Screen printing, also called serigraphy or silk screening, is a technique of applying ink onto material (like paper, fabric, or canvas) using a woven mesh and a stencil. The stencil is attached to the mesh or is created on the mesh with photo-reactive chemical emulsions, and the ink is pressed through the mesh onto the material with a squeegee or a rubber blade. The stencil allows the ink to pass through only where the artwork is located, leaving the design on the material.
Because this process is relatively simple and the materials needed are fairly inexpensive and easy to obtain, screen printing is a popular craft for hobbyists and individual artists, as well as for commercial production. Those who are interested in successful screen printing can benefit from a brief history of screen printing and from an explanation of the eight steps for creating a screen print using photosensitive emulsions, including several tips for doing each step successfully. They can also search for and purchase screen printing materials and equipment at brick and mortar craft stores and at online marketplaces like eBay..
A Brief History of Screen Printing
Screen printing first appeared in China during the Song Dynasty (960 to 1279 CE) and migrated to Western Europe in the late 18th century. The art was called "silk screen printing" because silk was used in the process prior to the invention of polyester mesh. Because silk was costly and hard to come by, the art did not gain popularity in Europe until silk became more widely available as trade between Europe and Asia increased.

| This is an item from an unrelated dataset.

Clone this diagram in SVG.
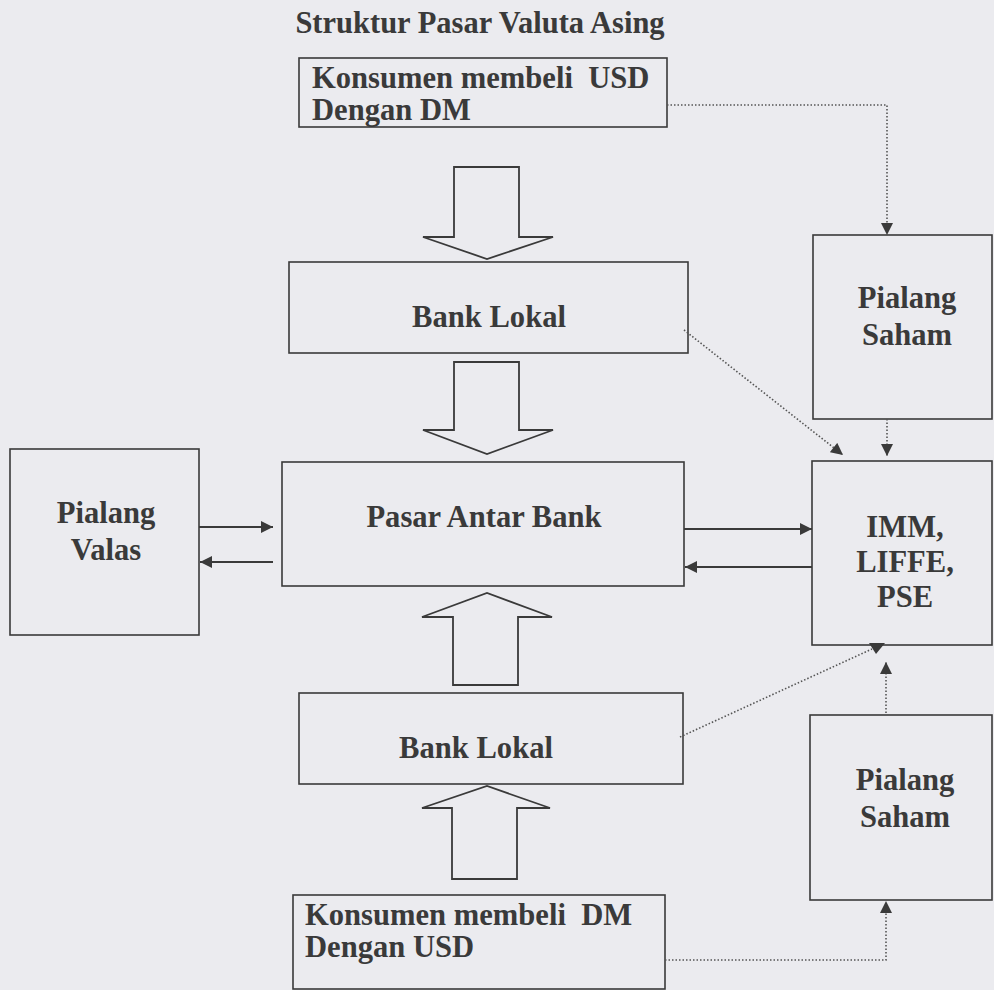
<svg xmlns="http://www.w3.org/2000/svg" width="994" height="990" viewBox="0 0 994 990">
  <style>
    .box { fill: none; stroke: #3a3a3a; stroke-width: 1.6; }
    .blk { fill: none; stroke: #3a3a3a; stroke-width: 1.8; stroke-linejoin: miter; }
    .solid { fill: none; stroke: #3a3a3a; stroke-width: 1.8; }
    .dot { fill: none; stroke: #555; stroke-width: 1.6; stroke-dasharray: 1.5 2; }
    .head { fill: #3a3a3a; stroke: none; }
    text.t { font-family: 'Liberation Serif', serif; font-weight: bold; font-size: 30.6px; fill: #3a3a3a; }
    text.mid { text-anchor: middle; }
  </style>
  <defs>
    <marker id="arr" viewBox="0 0 10 10" refX="10" refY="5" markerUnits="userSpaceOnUse" markerWidth="13" markerHeight="12" orient="auto">
      <path d="M0,0 L10,5 L0,10 z" fill="#3a3a3a" stroke="none"/>
    </marker>
  </defs>
  <rect x="0" y="0" width="994" height="990" fill="#ebebef"/>

  <text id="title" class="t mid" x="480" y="33" style="font-family:'Liberation Serif',serif;font-size:30.5px">Struktur Pasar Valuta Asing</text>

  <g id="konsumen-usd">
    <rect class="box" x="299" y="58" width="368" height="69"/>
    <text class="t" x="312" y="88" style="font-family:'Liberation Serif',serif" xml:space="preserve">Konsumen membeli  USD</text>
    <text class="t" x="312" y="120" style="font-family:'Liberation Serif',serif">Dengan DM</text>
  </g>

  <g id="bank-lokal-1">
    <rect class="box" x="289" y="262" width="399" height="91"/>
    <text class="t mid" x="489" y="327" style="font-family:'Liberation Serif',serif">Bank Lokal</text>
  </g>

  <g id="pasar-antar-bank">
    <rect class="box" x="282" y="462" width="402" height="124"/>
    <text class="t mid" x="484" y="527" style="font-family:'Liberation Serif',serif">Pasar Antar Bank</text>
  </g>

  <g id="bank-lokal-2">
    <rect class="box" x="299" y="693" width="384" height="91"/>
    <text class="t mid" x="476" y="758" style="font-family:'Liberation Serif',serif">Bank Lokal</text>
  </g>

  <g id="konsumen-dm">
    <rect class="box" x="293" y="895" width="372" height="94"/>
    <text class="t" x="305" y="925" style="font-family:'Liberation Serif',serif" xml:space="preserve">Konsumen membeli  DM</text>
    <text class="t" x="305" y="957" style="font-family:'Liberation Serif',serif">Dengan USD</text>
  </g>

  <g id="pialang-valas">
    <rect class="box" x="10" y="449" width="189" height="186"/>
    <text class="t mid" x="106" y="523" style="font-family:'Liberation Serif',serif">Pialang</text>
    <text class="t mid" x="106" y="560" style="font-family:'Liberation Serif',serif">Valas</text>
  </g>

  <g id="pialang-saham-1">
    <rect class="box" x="813" y="235" width="179" height="184"/>
    <text class="t mid" x="907" y="308" style="font-family:'Liberation Serif',serif">Pialang</text>
    <text class="t mid" x="907" y="345" style="font-family:'Liberation Serif',serif">Saham</text>
  </g>

  <g id="imm-liffe-pse">
    <rect class="box" x="812" y="461" width="180" height="184"/>
    <text class="t mid" x="905" y="537" style="font-family:'Liberation Serif',serif">IMM,</text>
    <text class="t mid" x="905" y="572" style="font-family:'Liberation Serif',serif">LIFFE,</text>
    <text class="t mid" x="905" y="607" style="font-family:'Liberation Serif',serif">PSE</text>
  </g>

  <g id="pialang-saham-2">
    <rect class="box" x="810" y="715" width="182" height="185"/>
    <text class="t mid" x="905" y="790" style="font-family:'Liberation Serif',serif">Pialang</text>
    <text class="t mid" x="905" y="827" style="font-family:'Liberation Serif',serif">Saham</text>
  </g>

  <g id="connectors">
    <polygon class="blk" points="454,167 519,167 519,237 553,237 487,259 423,237 454,237"/>
    <polygon class="blk" points="454,362 519,362 519,430 553,430 487,454 423,430 454,430"/>
    <polygon class="blk" points="453,685 518,685 518,617 552,617 487,593 422,617 453,617"/>
    <polygon class="blk" points="452,879 517,879 517,808 550,808 487,786 422,808 452,808"/>

    <line class="solid" x1="199" y1="527" x2="273" y2="527" marker-end="url(#arr)"/>
    <line class="solid" x1="273" y1="562" x2="200" y2="562" marker-end="url(#arr)"/>
    <line class="solid" x1="684" y1="529" x2="812" y2="529" marker-end="url(#arr)"/>
    <line class="solid" x1="812" y1="567" x2="685" y2="567" marker-end="url(#arr)"/>

    <polyline class="dot" points="667,105 887,105 887,235" marker-end="url(#arr)"/>
    <line class="dot" x1="684" y1="330" x2="843" y2="455" marker-end="url(#arr)"/>
    <line class="dot" x1="887" y1="419" x2="887" y2="456" marker-end="url(#arr)"/>
    <line class="dot" x1="680" y1="737" x2="872" y2="649"/>
    <polygon class="head" points="869,643 885,643 876,654"/>
    <line class="dot" x1="886" y1="713" x2="886" y2="662" marker-end="url(#arr)"/>
    <polyline class="dot" points="665,960 886,960 886,901" marker-end="url(#arr)"/>
  </g>
</svg>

Andy Warhol popularized screen printing with his iconic images of Marilyn Monroe in the early 1960s. Because of this pop influence (and because screen printing materials are readily available), the technique has been popular in underground movements and subcultures ever since. In 1969, American entrepreneur, artist, and inventor Michael Vasilantone patented a rotary multi-color garment screen printing machine. Originally manufactured to print logos and team information on bowling shirts, the technology was soon directed to printing on T-shirts. Today, more than half of the screen printing in the United States is done on garments.
8 Steps for Successful Screen Printing
The process of screen printing using mesh stencils made with photosensitive chemical emulsions are explained below, with helpful tips for each step to enable any artist (whether novice or expert) to achieve success in screen printing.

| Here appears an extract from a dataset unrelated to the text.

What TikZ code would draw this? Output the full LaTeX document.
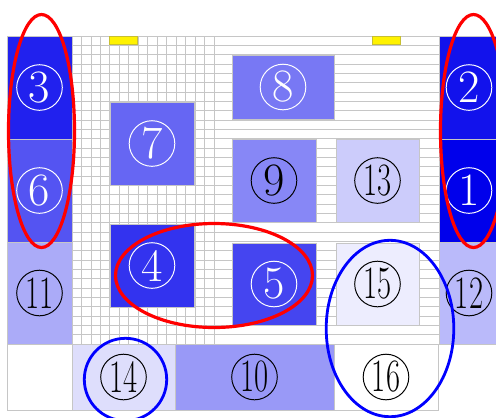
\documentclass[tikz,border=0pt]{standalone}
\usepackage{graphicx}
\usetikzlibrary{shapes.geometric}

\definecolor{basecol}{RGB}{0,0,235}
\newcommand{\twodig}[1]{\scalebox{0.66}[1]{#1}}

\begin{document}
\begin{tikzpicture}[
    x=0.25mm, y=-0.25mm,
    cell/.style 2 args={rectangle, draw=gray!45, thin, inner sep=0pt, outer sep=0pt, minimum width=#1*0.25mm, minimum height=#2*0.25mm},
    num_light/.style={circle, draw=white, text=white, line width=0.7pt, inner sep=0pt, minimum size=11.4mm, font=\fontsize{33}{34}\selectfont},
    num_dark/.style={num_light, draw=black, text=black},
    marker/.style={rectangle, fill=yellow, draw=yellow!75!black, thin, inner sep=0pt, minimum width=7mm, minimum height=2mm},
    ring_red/.style={ellipse, draw=red, line width=0.8mm, inner sep=0pt},
    ring_blue/.style={ellipse, draw=blue, line width=0.7mm, inner sep=0pt},
    grid_line/.style={draw=gray!45, line width=0.2mm},
]
    \useasboundingbox (0, 0) rectangle (496, 417);
    \clip (0, 0) rectangle (496, 417);

    % background grid
    \foreach \i in {0,...,33}
        \draw[grid_line] (72, 36+\i*9.333) -- (439, 36+\i*9.333);
    \foreach \i in {0,...,15}
        \draw[grid_line] (72+\i*9.467, 36) -- (72+\i*9.467, 344);

    \node(mark_l)[marker] at (123.5, 40) {};
    \node(mark_r)[marker] at (386, 40) {};

    % outer columns
    \node(c3)[cell={65}{103}, fill=basecol!87] at (39.5, 87.5) {};
    \node(c6)[cell={65}{103}, fill=basecol!67] at (39.5, 190.5) {};
    \node(c11)[cell={65}{102}, fill=basecol!33] at (39.5, 293) {};
    \node(c0)[cell={65}{66}, fill=white] at (39.5, 377) {};
    \node(c2)[cell={60}{103}, fill=basecol!93] at (469, 87.5) {};
    \node(c1)[cell={60}{103}, fill=basecol] at (469, 190.5) {};
    \node(c12)[cell={60}{102}, fill=basecol!27] at (469, 293) {};

    % bottom row
    \node(c14)[cell={103}{66}, fill=basecol!13] at (123.5, 377) {};
    \node(c10)[cell={159}{66}, fill=basecol!40] at (254.5, 377) {};
    \node(c16)[cell={104}{66}, fill=white] at (386, 377) {};

    % inner blocks
    \node(c7)[cell={84}{83}, fill=basecol!60] at (152, 143.5) {};
    \node(c8)[cell={102}{64}, fill=basecol!53] at (283, 87) {};
    \node(c9)[cell={84}{83}, fill=basecol!47] at (274, 180.5) {};
    \node(c13)[cell={83}{83}, fill=basecol!20] at (377.5, 180.5) {};
    \node(c4)[cell={84}{83}, fill=basecol!80] at (152, 265.5) {};
    \node(c5)[cell={84}{82}, fill=basecol!73] at (274, 284) {};
    \node(c15)[cell={83}{82}, fill=basecol!7] at (377.5, 284) {};

    % numbers
    \node(n1)[num_light] at (c1) {1};
    \node(n2)[num_light] at (c2) {2};
    \node(n3)[num_light] at (c3) {3};
    \node(n4)[num_light] at (c4) {4};
    \node(n5)[num_light] at (c5) {5};
    \node(n6)[num_light] at (c6) {6};
    \node(n7)[num_light] at (c7) {7};
    \node(n8)[num_light] at (c8) {8};
    \node(n9)[num_dark] at (c9) {9};
    \node(n10)[num_dark] at (c10) {\twodig{10}};
    \node(n11)[num_dark] at (c11) {\twodig{11}};
    \node(n12)[num_dark] at (c12) {\twodig{12}};
    \node(n13)[num_dark] at (c13) {\twodig{13}};
    \node(n14)[num_dark] at (c14) {\twodig{14}};
    \node(n15)[num_dark] at (c15) {\twodig{15}};
    \node(n16)[num_dark] at (c16) {\twodig{16}};

    % highlight rings
    \node(ring_left)[ring_red, minimum width=16.5mm, minimum height=58.25mm] at (41.5, 131) {};
    \node(ring_right)[ring_red, minimum width=16.5mm, minimum height=58.25mm] at (473.5, 131) {};
    \node(ring_mid)[ring_red, minimum width=49.25mm, minimum height=26mm] at (214, 275.5) {};
    \node(ring_small)[ring_blue, minimum width=20.6mm, minimum height=20.6mm] at (125.5, 379.5) {};
    \node(ring_tall)[ring_blue, minimum width=31.9mm, minimum height=44.1mm] at (390, 328.5) {};
\end{tikzpicture}
\end{document}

1. Choose or Create the Artwork to Be Screen Printed
The best way to prepare artwork to be screen printed is to have it copied onto a transparency. Most copy shops do this for a very small fee. Original artwork can be painted directly onto a transparency or onto any piece of sturdy, clear plastic. Beginners should create simple designs with fairly clear, thick lines since screen printing delicate, fine-lined artwork can be tricky.
The objective is to create what artists call a "film positive" of the artwork, which is 100 percent black on a clear background. Whether it is printed or hand-drawn, the artwork blocks the emulsion on the screen and the emulsion is washed off the design, allowing the ink to pass through the screen and transfer the design onto the T-shirt or other object that is imprinted.

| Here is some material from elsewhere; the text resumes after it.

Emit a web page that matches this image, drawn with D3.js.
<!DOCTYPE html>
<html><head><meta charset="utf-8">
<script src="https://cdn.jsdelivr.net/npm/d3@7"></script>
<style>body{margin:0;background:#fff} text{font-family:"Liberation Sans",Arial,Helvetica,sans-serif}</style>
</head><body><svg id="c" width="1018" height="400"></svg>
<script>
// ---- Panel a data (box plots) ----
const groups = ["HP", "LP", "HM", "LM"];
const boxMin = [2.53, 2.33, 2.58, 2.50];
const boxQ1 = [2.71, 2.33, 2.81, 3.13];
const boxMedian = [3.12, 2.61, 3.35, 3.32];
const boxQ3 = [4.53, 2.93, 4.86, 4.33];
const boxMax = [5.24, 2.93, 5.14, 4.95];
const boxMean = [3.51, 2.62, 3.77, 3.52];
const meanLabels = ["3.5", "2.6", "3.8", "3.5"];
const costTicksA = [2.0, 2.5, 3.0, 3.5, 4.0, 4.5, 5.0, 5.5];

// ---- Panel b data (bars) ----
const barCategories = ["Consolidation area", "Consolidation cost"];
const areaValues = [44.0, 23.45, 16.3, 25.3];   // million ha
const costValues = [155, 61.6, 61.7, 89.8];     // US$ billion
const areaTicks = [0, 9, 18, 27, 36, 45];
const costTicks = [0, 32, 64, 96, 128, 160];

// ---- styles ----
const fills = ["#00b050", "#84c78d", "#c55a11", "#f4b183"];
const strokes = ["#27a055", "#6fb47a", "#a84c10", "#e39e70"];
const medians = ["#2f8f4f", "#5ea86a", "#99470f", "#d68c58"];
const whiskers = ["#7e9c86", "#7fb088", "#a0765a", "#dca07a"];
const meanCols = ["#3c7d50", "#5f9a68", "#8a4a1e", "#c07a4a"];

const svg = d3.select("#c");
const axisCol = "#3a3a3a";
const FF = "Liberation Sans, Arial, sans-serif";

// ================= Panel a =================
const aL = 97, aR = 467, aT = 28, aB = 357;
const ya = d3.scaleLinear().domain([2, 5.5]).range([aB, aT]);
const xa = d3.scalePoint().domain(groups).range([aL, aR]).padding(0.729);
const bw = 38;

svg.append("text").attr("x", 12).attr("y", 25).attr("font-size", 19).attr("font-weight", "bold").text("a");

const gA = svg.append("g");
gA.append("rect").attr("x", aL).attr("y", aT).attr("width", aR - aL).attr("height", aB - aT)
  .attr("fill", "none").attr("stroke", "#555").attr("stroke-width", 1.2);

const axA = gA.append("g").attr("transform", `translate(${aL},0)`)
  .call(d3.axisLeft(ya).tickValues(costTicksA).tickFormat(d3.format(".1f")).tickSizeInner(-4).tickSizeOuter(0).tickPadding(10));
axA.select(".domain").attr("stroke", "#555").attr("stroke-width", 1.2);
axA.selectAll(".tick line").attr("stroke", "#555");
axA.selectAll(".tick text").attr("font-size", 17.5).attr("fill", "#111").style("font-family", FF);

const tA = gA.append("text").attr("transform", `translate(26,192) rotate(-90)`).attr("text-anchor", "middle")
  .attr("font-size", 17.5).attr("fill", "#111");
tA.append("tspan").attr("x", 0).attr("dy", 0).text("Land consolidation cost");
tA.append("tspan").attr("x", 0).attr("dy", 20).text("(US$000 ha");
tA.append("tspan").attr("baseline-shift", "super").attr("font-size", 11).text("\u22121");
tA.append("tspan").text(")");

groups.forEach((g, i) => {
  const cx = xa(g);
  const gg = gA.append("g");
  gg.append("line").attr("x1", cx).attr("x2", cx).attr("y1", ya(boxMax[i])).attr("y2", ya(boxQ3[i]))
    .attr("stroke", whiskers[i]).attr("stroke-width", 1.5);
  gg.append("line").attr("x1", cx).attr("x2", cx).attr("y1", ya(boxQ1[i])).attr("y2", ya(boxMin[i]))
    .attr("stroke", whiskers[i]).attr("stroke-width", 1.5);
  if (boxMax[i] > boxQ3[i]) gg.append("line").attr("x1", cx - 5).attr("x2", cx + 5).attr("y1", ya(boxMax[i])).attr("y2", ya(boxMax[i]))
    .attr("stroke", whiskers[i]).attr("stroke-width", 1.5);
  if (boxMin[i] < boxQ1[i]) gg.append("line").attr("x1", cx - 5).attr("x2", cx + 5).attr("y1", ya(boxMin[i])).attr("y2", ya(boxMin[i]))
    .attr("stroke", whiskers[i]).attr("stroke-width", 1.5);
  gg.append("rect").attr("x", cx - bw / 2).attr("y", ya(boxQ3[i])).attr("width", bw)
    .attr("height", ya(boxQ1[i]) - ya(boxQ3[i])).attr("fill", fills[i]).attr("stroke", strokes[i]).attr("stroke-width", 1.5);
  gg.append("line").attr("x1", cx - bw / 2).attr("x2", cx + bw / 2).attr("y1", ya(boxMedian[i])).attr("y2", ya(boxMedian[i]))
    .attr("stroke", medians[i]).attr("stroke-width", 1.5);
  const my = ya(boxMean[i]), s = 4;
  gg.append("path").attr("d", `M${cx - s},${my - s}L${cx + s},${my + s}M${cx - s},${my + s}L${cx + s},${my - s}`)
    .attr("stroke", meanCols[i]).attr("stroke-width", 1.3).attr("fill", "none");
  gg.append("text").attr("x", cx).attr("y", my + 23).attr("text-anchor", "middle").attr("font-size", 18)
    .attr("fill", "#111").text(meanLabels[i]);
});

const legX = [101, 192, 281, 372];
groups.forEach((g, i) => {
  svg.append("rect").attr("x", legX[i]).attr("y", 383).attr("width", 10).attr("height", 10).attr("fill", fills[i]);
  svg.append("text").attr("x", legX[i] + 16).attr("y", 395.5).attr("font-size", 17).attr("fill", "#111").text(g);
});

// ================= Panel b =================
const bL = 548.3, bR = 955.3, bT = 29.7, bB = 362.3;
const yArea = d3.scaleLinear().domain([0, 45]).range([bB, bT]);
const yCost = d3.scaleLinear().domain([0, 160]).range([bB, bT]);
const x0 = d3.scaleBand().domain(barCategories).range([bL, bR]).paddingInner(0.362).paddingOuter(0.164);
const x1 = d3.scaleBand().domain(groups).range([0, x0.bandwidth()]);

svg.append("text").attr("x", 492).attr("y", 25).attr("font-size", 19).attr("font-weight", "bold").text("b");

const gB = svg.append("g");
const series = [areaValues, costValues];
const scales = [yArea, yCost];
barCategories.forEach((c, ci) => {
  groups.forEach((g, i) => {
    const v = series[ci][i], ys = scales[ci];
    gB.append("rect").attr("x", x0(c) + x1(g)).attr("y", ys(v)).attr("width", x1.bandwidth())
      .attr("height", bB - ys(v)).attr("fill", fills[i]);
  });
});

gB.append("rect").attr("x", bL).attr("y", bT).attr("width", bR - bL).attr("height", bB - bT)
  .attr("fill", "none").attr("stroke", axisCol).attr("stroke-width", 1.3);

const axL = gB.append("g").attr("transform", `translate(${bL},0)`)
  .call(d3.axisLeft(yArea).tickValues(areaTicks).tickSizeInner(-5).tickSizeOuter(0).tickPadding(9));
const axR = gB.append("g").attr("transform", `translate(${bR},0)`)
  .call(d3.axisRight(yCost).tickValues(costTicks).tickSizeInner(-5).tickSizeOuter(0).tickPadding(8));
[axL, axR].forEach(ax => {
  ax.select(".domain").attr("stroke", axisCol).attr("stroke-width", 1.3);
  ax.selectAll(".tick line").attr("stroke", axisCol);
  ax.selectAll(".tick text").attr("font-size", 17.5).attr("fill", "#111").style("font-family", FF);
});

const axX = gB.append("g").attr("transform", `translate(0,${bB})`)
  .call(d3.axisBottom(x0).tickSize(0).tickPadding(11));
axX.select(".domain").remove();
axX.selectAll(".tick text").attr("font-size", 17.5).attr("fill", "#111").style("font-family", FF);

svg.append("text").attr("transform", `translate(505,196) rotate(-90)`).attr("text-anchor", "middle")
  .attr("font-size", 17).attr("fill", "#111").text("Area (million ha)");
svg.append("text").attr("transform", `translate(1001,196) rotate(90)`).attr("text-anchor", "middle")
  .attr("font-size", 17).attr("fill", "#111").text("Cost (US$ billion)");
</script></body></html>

2. Gather the Materials Needed for Screen Printing
Once the artwork to be screen printed has been selected and prepared, it is time to gather the rest of the necessary materials and equipment.
Object to Be Printed
The screen printing can be done on paper, on canvas, or on just about anything made from fabric, like a T-shirt, a tablecloth and napkins, a scarf, a tote bag, or simply a piece of fabric that is framed and hung as art. The object should be clean and ready to absorb the ink.
The screen frame is usually made of wood and is very tightly covered with a fine mesh material. This is the screen through which the ink is transferred onto the object to be printed. Metal screens are the most durable and stand up to many washings and printings.